Where does the "prompt come from"

Niclas Bäckman C (LI/EAB) niclas.c.backman at ericsson.com
Thu Mar 25 18:33:58 EST 2004


Hi Damien !
Thanks for your feedback !
We have implemented a secure command line interface api that wants to perform "normal" shell
operations, but from an application. 
That's why I don't want to add a new subsystem.
I just want to run for instance scripts, towards a secured remote host. But the data that is passed
to the socket doesn't include the prompt itself, like '>'. The socket is a redirekt from the client's
stdout/stderr.
If I use a standard client like OpenSSH the client echoes back the prompt after a command is executed,
but in my scenarion it's lost and never written to stdout/stderr(my socket).
Does the SSH client remove the prompt in some way before data is passed to stdout/stderr ??
Many thanks in advance !
/Niclas


-----Original Message-----
From: Damien Miller [mailto:djm at mindrot.org]
Sent: den 25 mars 2004 00:56
To: Niclas Bäckman C (LI/EAB)
Cc: 'openssh-unix-dev at mindrot.org'
Subject: Re: Where does the "prompt come from"
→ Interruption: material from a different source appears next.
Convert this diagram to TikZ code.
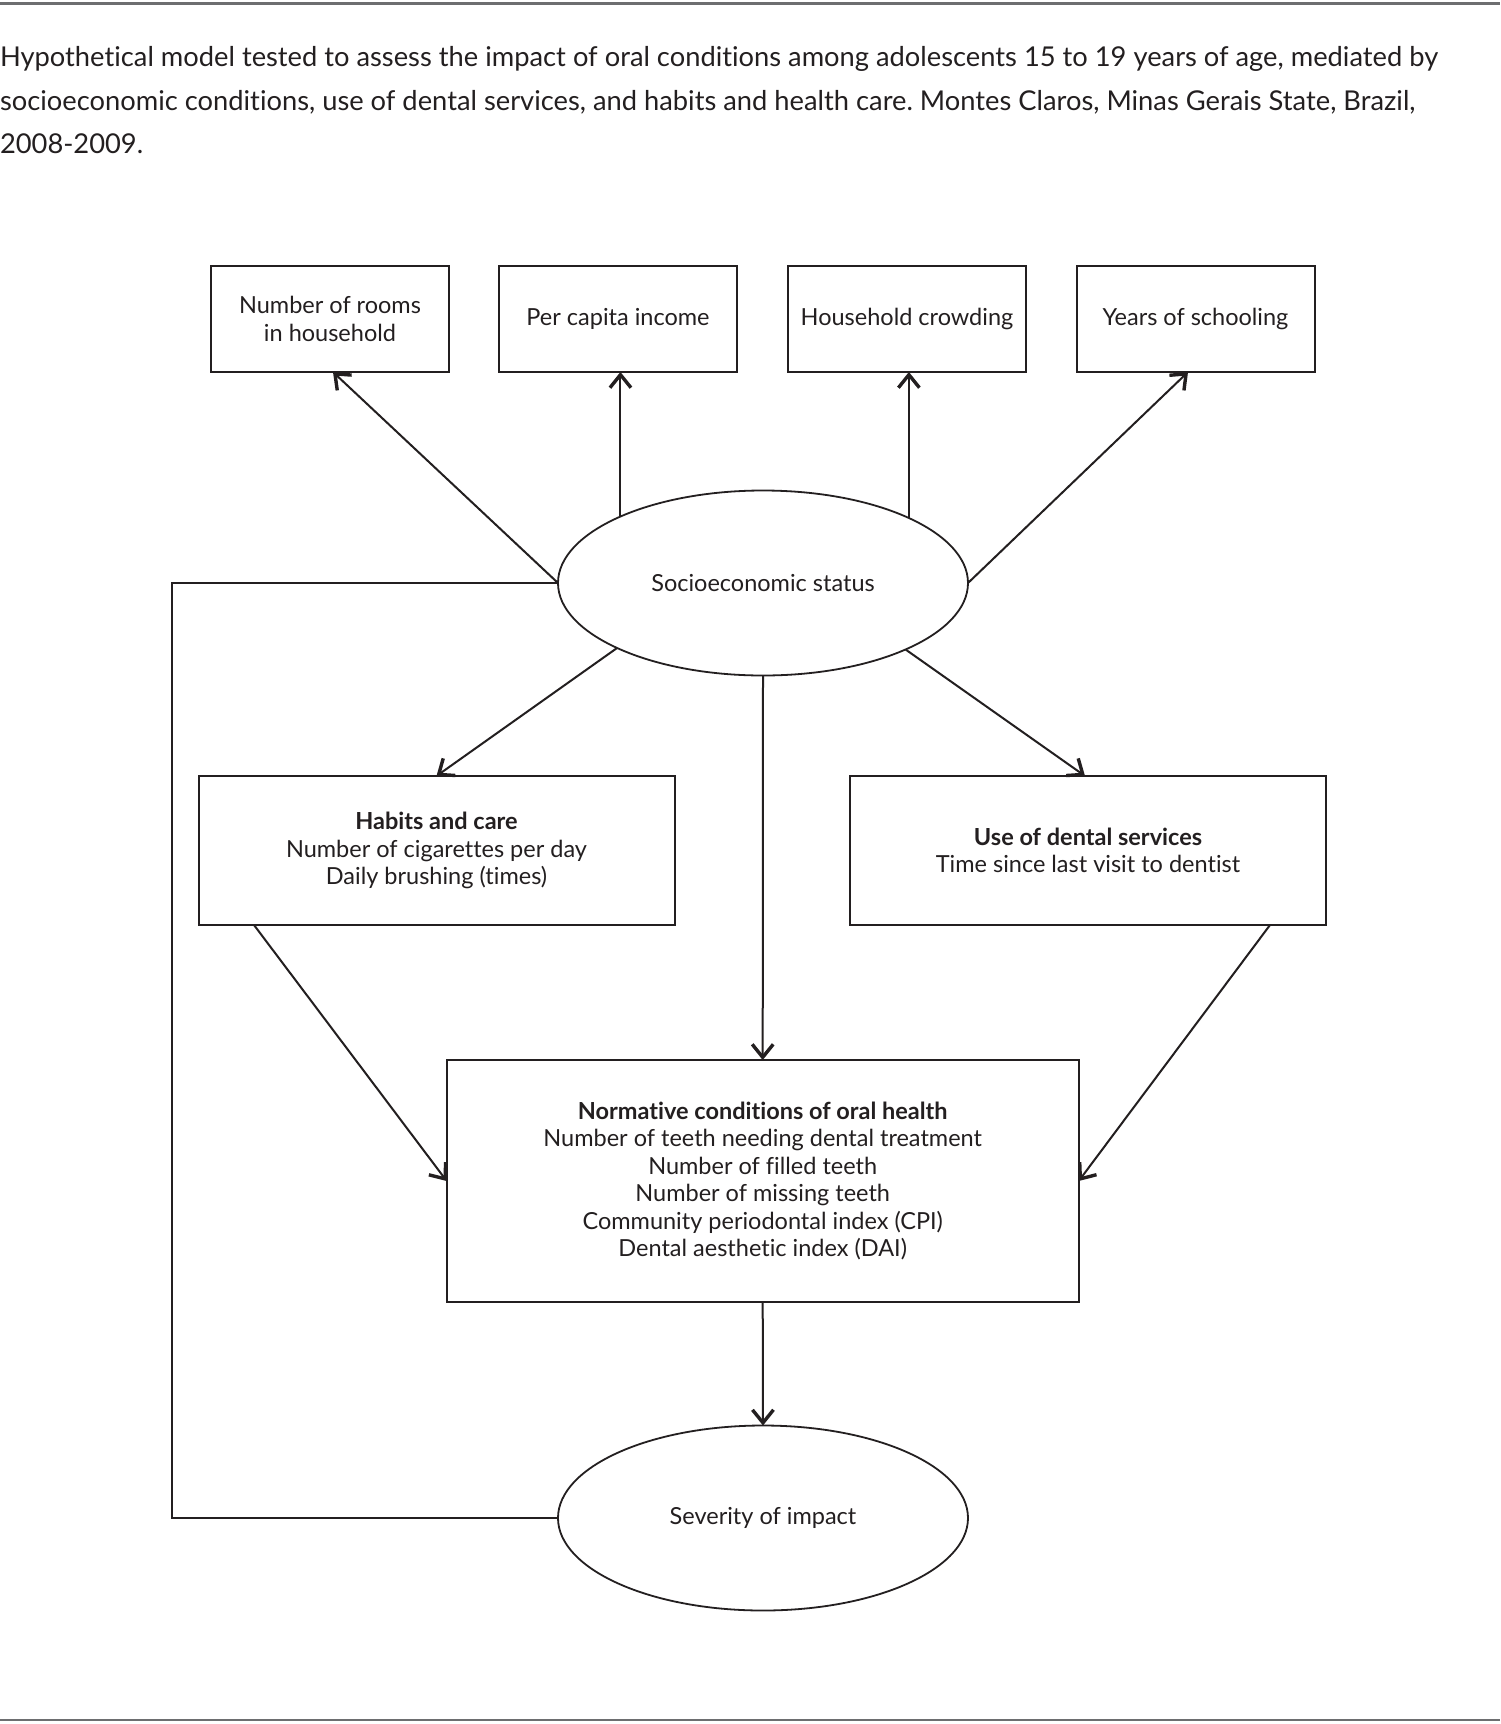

Niclas Bäckman C (LI/EAB) wrote:

> Hi All !
> I have a little question about the shell that is run when establishing a
> connection towards an SSH server.
> The client(OpenSSH) displays a prompt(as usual) when a command is executed,
> but my question is, where does the prompt come from.
> Is it sent by the remote shell or is it handled in the client ??
> 
> The reason I ask is that we have developed a product that redirects
> stdin/stdout/stderr from the ssh binary to a socket, and we then
> perform socket read/writes directly into the ssh tunnel. But when i perform
> a command, the prompt is never read up from the server.
> So it's difficult to know when a remote script is finished. Using the same
> solution but towards a telnet server always results in a prompt
> back to the client.

The prompt comes from the shell that the server executes.

If you want to use OpenSSH as a transport, you should probably invent a
little protocol and implement it as a subsystem. sftp does this.